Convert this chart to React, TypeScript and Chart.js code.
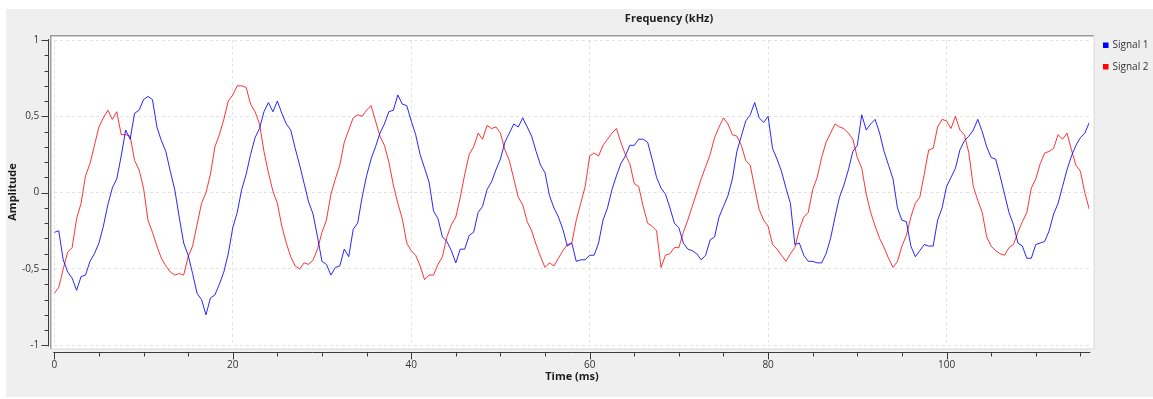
- - -
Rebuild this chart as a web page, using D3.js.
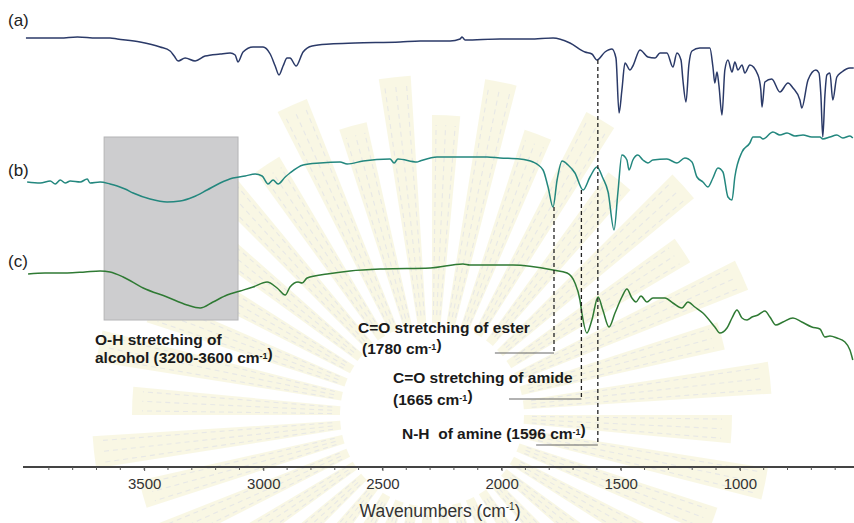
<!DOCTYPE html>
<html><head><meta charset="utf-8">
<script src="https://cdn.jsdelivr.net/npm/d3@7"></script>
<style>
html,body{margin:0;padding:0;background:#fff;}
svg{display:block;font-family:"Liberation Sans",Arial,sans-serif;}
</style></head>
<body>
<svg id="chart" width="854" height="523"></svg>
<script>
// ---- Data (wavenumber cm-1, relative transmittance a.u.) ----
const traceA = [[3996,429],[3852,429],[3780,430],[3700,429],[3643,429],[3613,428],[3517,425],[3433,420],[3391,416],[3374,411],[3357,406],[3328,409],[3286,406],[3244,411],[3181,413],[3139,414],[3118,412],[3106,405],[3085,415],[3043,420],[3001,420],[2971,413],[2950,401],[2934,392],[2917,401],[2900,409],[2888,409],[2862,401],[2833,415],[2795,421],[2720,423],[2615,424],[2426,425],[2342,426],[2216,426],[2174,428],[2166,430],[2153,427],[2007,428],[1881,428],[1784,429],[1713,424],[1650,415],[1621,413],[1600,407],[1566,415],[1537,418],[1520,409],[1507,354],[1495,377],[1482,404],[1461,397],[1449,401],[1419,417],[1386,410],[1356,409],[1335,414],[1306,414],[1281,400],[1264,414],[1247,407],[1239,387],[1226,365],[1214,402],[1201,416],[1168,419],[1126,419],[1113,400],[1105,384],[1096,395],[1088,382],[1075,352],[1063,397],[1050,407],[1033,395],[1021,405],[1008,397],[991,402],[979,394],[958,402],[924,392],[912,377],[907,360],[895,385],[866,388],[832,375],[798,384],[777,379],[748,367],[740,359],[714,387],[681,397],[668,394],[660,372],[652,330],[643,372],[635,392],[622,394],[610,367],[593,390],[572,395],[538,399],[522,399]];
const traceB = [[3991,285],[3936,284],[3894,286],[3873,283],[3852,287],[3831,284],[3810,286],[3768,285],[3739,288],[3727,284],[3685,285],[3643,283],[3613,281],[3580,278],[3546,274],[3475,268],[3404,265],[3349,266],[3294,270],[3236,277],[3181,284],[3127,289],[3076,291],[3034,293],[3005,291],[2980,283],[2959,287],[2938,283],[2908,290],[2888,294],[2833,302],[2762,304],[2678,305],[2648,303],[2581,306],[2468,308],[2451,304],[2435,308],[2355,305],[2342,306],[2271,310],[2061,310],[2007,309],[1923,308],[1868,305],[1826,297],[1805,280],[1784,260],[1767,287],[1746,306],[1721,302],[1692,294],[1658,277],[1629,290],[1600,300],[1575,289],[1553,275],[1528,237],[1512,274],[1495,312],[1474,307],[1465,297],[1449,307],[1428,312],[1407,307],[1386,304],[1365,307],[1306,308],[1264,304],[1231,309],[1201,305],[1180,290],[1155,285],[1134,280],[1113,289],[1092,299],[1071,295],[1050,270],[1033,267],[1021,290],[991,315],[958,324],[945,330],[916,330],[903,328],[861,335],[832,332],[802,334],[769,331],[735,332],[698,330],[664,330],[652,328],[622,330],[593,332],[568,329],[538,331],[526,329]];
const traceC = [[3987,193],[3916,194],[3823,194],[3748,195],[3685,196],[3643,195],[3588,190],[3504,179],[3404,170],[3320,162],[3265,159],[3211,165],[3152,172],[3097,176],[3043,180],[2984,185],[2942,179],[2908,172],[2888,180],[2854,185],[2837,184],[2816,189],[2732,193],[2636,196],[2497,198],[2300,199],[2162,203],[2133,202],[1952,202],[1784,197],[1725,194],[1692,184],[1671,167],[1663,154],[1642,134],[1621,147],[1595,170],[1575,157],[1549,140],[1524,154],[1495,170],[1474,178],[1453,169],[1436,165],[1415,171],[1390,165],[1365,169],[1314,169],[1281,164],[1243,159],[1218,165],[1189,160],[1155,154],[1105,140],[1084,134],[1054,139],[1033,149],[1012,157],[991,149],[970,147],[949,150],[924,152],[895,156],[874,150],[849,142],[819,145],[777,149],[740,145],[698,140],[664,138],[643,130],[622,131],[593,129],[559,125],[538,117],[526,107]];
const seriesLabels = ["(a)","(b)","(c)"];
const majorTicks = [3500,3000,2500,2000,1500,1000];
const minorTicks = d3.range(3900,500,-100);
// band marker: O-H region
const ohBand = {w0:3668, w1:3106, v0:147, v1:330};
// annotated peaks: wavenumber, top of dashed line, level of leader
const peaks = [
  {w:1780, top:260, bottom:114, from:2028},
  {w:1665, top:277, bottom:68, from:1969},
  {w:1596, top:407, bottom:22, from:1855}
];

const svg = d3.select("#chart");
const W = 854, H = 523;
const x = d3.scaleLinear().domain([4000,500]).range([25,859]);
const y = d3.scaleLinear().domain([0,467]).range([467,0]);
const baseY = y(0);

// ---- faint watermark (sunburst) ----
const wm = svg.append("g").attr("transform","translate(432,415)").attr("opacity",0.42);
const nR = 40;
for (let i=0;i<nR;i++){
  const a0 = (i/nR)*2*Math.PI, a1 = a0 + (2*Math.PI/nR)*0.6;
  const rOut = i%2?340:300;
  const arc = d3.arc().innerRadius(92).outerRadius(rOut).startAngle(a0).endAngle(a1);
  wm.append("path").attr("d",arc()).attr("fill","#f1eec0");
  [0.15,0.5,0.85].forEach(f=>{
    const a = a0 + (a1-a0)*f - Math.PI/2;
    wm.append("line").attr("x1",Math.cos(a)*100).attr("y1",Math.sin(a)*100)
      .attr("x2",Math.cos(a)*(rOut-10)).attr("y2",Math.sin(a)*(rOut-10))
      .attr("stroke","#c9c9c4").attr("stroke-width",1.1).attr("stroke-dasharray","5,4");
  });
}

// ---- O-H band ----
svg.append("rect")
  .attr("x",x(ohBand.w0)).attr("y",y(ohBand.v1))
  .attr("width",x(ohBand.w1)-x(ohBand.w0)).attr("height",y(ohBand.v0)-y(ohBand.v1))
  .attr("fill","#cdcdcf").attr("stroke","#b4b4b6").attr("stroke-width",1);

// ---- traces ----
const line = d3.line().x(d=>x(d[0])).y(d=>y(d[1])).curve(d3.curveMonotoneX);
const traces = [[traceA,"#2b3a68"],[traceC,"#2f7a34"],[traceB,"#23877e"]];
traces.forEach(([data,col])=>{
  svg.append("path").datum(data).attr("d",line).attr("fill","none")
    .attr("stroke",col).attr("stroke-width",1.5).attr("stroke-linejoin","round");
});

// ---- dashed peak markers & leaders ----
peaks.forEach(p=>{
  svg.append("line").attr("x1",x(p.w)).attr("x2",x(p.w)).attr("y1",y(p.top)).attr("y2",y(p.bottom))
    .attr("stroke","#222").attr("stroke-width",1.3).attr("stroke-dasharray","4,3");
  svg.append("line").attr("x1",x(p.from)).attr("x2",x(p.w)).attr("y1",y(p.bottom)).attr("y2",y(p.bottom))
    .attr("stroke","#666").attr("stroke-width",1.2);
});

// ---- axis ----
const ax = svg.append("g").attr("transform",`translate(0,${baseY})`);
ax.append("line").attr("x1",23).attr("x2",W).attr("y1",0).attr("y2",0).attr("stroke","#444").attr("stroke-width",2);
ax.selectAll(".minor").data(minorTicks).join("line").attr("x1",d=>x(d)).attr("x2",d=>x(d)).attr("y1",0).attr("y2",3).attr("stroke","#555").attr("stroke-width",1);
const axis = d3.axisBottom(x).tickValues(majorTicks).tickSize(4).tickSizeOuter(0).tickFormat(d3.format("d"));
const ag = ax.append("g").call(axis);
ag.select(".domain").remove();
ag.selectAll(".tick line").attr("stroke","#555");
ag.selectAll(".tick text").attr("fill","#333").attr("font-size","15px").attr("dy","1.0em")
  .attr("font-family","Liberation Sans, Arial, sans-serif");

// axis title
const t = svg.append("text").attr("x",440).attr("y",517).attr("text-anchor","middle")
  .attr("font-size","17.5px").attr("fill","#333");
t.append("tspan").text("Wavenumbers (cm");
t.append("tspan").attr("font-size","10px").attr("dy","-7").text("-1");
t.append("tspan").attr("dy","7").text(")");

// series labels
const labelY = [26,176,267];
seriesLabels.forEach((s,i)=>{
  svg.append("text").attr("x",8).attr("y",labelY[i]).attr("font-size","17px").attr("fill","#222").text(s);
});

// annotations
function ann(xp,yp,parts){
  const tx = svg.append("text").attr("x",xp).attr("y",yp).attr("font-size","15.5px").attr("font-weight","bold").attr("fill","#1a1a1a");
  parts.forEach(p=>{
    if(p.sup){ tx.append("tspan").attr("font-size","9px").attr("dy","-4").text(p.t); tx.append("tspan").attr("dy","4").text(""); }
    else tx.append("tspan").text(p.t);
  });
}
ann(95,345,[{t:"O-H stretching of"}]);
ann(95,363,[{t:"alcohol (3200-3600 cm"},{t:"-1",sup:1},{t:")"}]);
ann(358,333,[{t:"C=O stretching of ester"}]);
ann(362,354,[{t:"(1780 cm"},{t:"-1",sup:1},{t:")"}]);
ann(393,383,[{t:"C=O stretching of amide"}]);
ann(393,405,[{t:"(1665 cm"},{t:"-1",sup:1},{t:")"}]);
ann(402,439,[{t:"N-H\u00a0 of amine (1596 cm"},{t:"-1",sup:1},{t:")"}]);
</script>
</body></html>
- - -
THE REQUEST:
Extract every line above containing the word "chart".

RIGHT ANSWER:
Convert this chart to React, TypeScript and Chart.js code.
Rebuild this chart as a web page, using D3.js.
<svg id="chart" width="854" height="523"></svg>
const svg = d3.select("#chart");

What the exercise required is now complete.